Written instruction
Make an exact copy of each entry, leaving out every picture.

Records with drawing code
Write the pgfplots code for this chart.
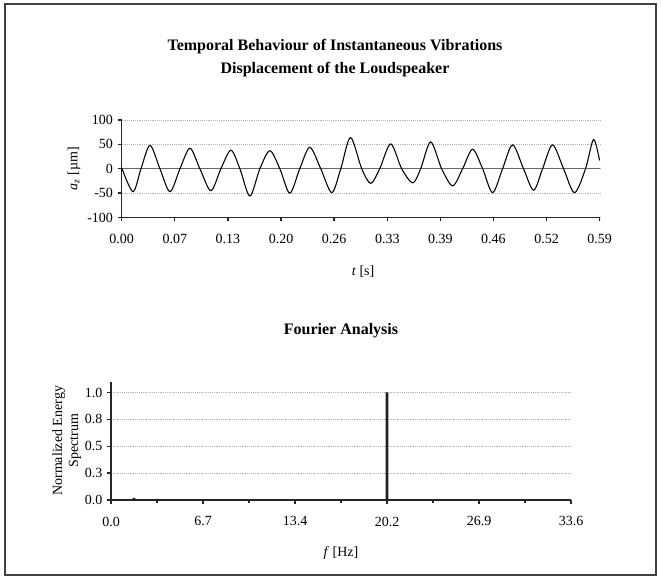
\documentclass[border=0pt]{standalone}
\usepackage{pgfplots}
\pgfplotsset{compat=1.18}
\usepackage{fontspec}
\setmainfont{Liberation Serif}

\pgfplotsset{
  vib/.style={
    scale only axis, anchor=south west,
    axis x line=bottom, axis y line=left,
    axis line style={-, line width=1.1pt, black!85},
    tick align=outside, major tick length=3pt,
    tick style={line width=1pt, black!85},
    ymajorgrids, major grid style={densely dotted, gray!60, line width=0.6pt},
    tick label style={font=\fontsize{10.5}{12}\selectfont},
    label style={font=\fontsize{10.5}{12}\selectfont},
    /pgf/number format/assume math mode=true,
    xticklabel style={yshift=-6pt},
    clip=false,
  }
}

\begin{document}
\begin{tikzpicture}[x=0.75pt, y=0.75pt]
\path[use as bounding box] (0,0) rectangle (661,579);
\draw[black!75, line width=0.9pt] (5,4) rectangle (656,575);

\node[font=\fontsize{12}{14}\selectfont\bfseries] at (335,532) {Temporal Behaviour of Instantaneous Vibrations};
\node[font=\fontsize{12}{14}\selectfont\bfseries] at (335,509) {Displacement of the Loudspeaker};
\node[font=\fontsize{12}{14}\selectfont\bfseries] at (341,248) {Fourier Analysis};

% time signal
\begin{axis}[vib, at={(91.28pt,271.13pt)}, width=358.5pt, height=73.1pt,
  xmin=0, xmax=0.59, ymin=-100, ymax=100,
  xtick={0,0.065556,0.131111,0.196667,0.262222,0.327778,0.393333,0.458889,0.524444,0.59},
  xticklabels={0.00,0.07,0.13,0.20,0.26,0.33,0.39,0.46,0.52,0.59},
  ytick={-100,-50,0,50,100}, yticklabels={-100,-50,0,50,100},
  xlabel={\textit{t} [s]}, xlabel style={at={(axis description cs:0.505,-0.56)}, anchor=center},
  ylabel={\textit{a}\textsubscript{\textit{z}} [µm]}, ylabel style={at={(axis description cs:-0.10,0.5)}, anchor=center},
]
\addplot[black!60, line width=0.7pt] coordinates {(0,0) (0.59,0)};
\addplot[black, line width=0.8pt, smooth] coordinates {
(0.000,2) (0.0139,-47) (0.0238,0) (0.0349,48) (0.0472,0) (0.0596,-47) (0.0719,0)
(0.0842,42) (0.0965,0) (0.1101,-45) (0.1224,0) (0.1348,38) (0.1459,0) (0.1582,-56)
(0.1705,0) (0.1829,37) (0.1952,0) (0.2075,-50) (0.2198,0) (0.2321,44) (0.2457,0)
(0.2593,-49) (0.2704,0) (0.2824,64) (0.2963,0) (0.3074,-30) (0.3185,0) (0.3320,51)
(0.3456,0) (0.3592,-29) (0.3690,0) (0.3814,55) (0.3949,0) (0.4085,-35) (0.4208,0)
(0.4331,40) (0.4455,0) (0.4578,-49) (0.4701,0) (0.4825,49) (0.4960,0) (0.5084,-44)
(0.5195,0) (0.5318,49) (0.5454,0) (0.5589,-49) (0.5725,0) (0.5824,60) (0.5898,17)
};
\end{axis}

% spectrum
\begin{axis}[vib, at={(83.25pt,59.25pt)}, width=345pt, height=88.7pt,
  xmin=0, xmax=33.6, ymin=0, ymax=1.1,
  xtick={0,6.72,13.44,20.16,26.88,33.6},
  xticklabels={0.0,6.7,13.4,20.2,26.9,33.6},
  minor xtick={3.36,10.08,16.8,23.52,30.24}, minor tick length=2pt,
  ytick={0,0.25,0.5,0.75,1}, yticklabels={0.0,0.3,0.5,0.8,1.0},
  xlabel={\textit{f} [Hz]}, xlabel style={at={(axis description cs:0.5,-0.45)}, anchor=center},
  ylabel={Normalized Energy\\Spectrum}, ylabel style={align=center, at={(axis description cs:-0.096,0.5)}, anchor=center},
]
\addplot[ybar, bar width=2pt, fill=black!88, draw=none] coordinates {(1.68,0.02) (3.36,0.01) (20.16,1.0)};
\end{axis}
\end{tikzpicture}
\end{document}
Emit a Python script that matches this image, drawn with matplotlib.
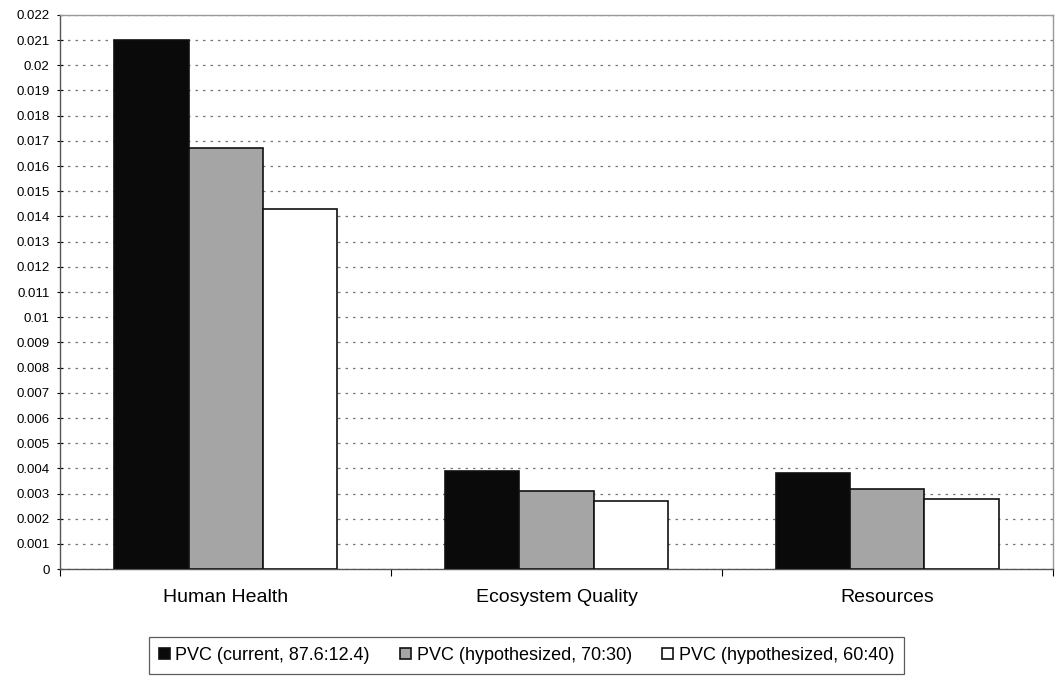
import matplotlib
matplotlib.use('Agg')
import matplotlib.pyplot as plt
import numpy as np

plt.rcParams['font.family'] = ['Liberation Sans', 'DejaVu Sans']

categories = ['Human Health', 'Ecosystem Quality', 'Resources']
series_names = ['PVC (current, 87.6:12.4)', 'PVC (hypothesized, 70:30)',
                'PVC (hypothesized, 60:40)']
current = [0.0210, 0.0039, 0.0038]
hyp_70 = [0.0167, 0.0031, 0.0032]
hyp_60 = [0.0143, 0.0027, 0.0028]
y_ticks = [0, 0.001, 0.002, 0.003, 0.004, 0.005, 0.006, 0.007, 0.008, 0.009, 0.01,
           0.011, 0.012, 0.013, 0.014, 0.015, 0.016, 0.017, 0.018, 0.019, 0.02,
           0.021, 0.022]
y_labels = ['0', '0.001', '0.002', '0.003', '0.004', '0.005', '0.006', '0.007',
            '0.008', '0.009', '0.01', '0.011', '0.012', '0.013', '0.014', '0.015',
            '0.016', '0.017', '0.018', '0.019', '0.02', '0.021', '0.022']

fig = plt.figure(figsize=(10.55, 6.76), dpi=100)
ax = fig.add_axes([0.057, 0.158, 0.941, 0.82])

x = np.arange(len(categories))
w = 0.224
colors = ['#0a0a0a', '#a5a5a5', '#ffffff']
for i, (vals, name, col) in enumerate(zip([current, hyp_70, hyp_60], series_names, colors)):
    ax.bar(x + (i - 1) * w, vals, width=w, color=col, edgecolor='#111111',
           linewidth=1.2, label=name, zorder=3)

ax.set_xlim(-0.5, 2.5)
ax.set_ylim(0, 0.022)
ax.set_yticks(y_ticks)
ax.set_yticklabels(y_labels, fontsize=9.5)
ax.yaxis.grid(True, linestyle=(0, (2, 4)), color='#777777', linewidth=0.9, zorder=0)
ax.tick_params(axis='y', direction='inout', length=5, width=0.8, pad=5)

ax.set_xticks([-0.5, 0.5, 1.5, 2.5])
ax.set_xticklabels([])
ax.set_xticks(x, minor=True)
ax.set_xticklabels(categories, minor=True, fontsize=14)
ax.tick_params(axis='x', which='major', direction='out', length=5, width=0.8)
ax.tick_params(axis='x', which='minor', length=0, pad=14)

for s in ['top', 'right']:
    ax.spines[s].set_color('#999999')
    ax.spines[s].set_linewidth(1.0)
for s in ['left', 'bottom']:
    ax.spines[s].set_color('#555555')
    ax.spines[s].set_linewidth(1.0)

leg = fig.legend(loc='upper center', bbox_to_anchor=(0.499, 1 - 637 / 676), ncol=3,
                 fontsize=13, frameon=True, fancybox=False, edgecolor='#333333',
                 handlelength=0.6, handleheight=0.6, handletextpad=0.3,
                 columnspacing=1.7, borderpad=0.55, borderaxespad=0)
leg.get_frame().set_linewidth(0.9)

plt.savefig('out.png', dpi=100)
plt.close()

Result of the task
Write the pgfplots code for this chart.
\documentclass[border=0pt]{standalone}
\usepackage{pgfplots}
\pgfplotsset{compat=1.18}
\usepackage{fontspec}
\setmainfont{Liberation Serif}

\pgfplotsset{
  vib/.style={
    scale only axis, anchor=south west,
    axis x line=bottom, axis y line=left,
    axis line style={-, line width=1.1pt, black!85},
    tick align=outside, major tick length=3pt,
    tick style={line width=1pt, black!85},
    ymajorgrids, major grid style={densely dotted, gray!60, line width=0.6pt},
    tick label style={font=\fontsize{10.5}{12}\selectfont},
    label style={font=\fontsize{10.5}{12}\selectfont},
    /pgf/number format/assume math mode=true,
    xticklabel style={yshift=-6pt},
    clip=false,
  }
}

\begin{document}
\begin{tikzpicture}[x=0.75pt, y=0.75pt]
\path[use as bounding box] (0,0) rectangle (661,579);
\draw[black!75, line width=0.9pt] (5,4) rectangle (656,575);

\node[font=\fontsize{12}{14}\selectfont\bfseries] at (335,532) {Temporal Behaviour of Instantaneous Vibrations};
\node[font=\fontsize{12}{14}\selectfont\bfseries] at (335,509) {Displacement of the Loudspeaker};
\node[font=\fontsize{12}{14}\selectfont\bfseries] at (341,248) {Fourier Analysis};

% time signal
\begin{axis}[vib, at={(91.28pt,271.13pt)}, width=358.5pt, height=73.1pt,
  xmin=0, xmax=0.59, ymin=-100, ymax=100,
  xtick={0,0.065556,0.131111,0.196667,0.262222,0.327778,0.393333,0.458889,0.524444,0.59},
  xticklabels={0.00,0.07,0.13,0.20,0.26,0.33,0.39,0.46,0.52,0.59},
  ytick={-100,-50,0,50,100}, yticklabels={-100,-50,0,50,100},
  xlabel={\textit{t} [s]}, xlabel style={at={(axis description cs:0.505,-0.56)}, anchor=center},
  ylabel={\textit{a}\textsubscript{\textit{z}} [µm]}, ylabel style={at={(axis description cs:-0.10,0.5)}, anchor=center},
]
\addplot[black!60, line width=0.7pt] coordinates {(0,0) (0.59,0)};
\addplot[black, line width=0.8pt, smooth] coordinates {
(0.000,2) (0.0139,-47) (0.0238,0) (0.0349,48) (0.0472,0) (0.0596,-47) (0.0719,0)
(0.0842,42) (0.0965,0) (0.1101,-45) (0.1224,0) (0.1348,38) (0.1459,0) (0.1582,-56)
(0.1705,0) (0.1829,37) (0.1952,0) (0.2075,-50) (0.2198,0) (0.2321,44) (0.2457,0)
(0.2593,-49) (0.2704,0) (0.2824,64) (0.2963,0) (0.3074,-30) (0.3185,0) (0.3320,51)
(0.3456,0) (0.3592,-29) (0.3690,0) (0.3814,55) (0.3949,0) (0.4085,-35) (0.4208,0)
(0.4331,40) (0.4455,0) (0.4578,-49) (0.4701,0) (0.4825,49) (0.4960,0) (0.5084,-44)
(0.5195,0) (0.5318,49) (0.5454,0) (0.5589,-49) (0.5725,0) (0.5824,60) (0.5898,17)
};
\end{axis}

% spectrum
\begin{axis}[vib, at={(83.25pt,59.25pt)}, width=345pt, height=88.7pt,
  xmin=0, xmax=33.6, ymin=0, ymax=1.1,
  xtick={0,6.72,13.44,20.16,26.88,33.6},
  xticklabels={0.0,6.7,13.4,20.2,26.9,33.6},
  minor xtick={3.36,10.08,16.8,23.52,30.24}, minor tick length=2pt,
  ytick={0,0.25,0.5,0.75,1}, yticklabels={0.0,0.3,0.5,0.8,1.0},
  xlabel={\textit{f} [Hz]}, xlabel style={at={(axis description cs:0.5,-0.45)}, anchor=center},
  ylabel={Normalized Energy\\Spectrum}, ylabel style={align=center, at={(axis description cs:-0.096,0.5)}, anchor=center},
]
\addplot[ybar, bar width=2pt, fill=black!88, draw=none] coordinates {(1.68,0.02) (3.36,0.01) (20.16,1.0)};
\end{axis}
\end{tikzpicture}
\end{document}
Emit a Python script that matches this image, drawn with matplotlib.
import matplotlib
matplotlib.use('Agg')
import matplotlib.pyplot as plt
import numpy as np

plt.rcParams['font.family'] = ['Liberation Sans', 'DejaVu Sans']

categories = ['Human Health', 'Ecosystem Quality', 'Resources']
series_names = ['PVC (current, 87.6:12.4)', 'PVC (hypothesized, 70:30)',
                'PVC (hypothesized, 60:40)']
current = [0.0210, 0.0039, 0.0038]
hyp_70 = [0.0167, 0.0031, 0.0032]
hyp_60 = [0.0143, 0.0027, 0.0028]
y_ticks = [0, 0.001, 0.002, 0.003, 0.004, 0.005, 0.006, 0.007, 0.008, 0.009, 0.01,
           0.011, 0.012, 0.013, 0.014, 0.015, 0.016, 0.017, 0.018, 0.019, 0.02,
           0.021, 0.022]
y_labels = ['0', '0.001', '0.002', '0.003', '0.004', '0.005', '0.006', '0.007',
            '0.008', '0.009', '0.01', '0.011', '0.012', '0.013', '0.014', '0.015',
            '0.016', '0.017', '0.018', '0.019', '0.02', '0.021', '0.022']

fig = plt.figure(figsize=(10.55, 6.76), dpi=100)
ax = fig.add_axes([0.057, 0.158, 0.941, 0.82])

x = np.arange(len(categories))
w = 0.224
colors = ['#0a0a0a', '#a5a5a5', '#ffffff']
for i, (vals, name, col) in enumerate(zip([current, hyp_70, hyp_60], series_names, colors)):
    ax.bar(x + (i - 1) * w, vals, width=w, color=col, edgecolor='#111111',
           linewidth=1.2, label=name, zorder=3)

ax.set_xlim(-0.5, 2.5)
ax.set_ylim(0, 0.022)
ax.set_yticks(y_ticks)
ax.set_yticklabels(y_labels, fontsize=9.5)
ax.yaxis.grid(True, linestyle=(0, (2, 4)), color='#777777', linewidth=0.9, zorder=0)
ax.tick_params(axis='y', direction='inout', length=5, width=0.8, pad=5)

ax.set_xticks([-0.5, 0.5, 1.5, 2.5])
ax.set_xticklabels([])
ax.set_xticks(x, minor=True)
ax.set_xticklabels(categories, minor=True, fontsize=14)
ax.tick_params(axis='x', which='major', direction='out', length=5, width=0.8)
ax.tick_params(axis='x', which='minor', length=0, pad=14)

for s in ['top', 'right']:
    ax.spines[s].set_color('#999999')
    ax.spines[s].set_linewidth(1.0)
for s in ['left', 'bottom']:
    ax.spines[s].set_color('#555555')
    ax.spines[s].set_linewidth(1.0)

leg = fig.legend(loc='upper center', bbox_to_anchor=(0.499, 1 - 637 / 676), ncol=3,
                 fontsize=13, frameon=True, fancybox=False, edgecolor='#333333',
                 handlelength=0.6, handleheight=0.6, handletextpad=0.3,
                 columnspacing=1.7, borderpad=0.55, borderaxespad=0)
leg.get_frame().set_linewidth(0.9)

plt.savefig('out.png', dpi=100)
plt.close()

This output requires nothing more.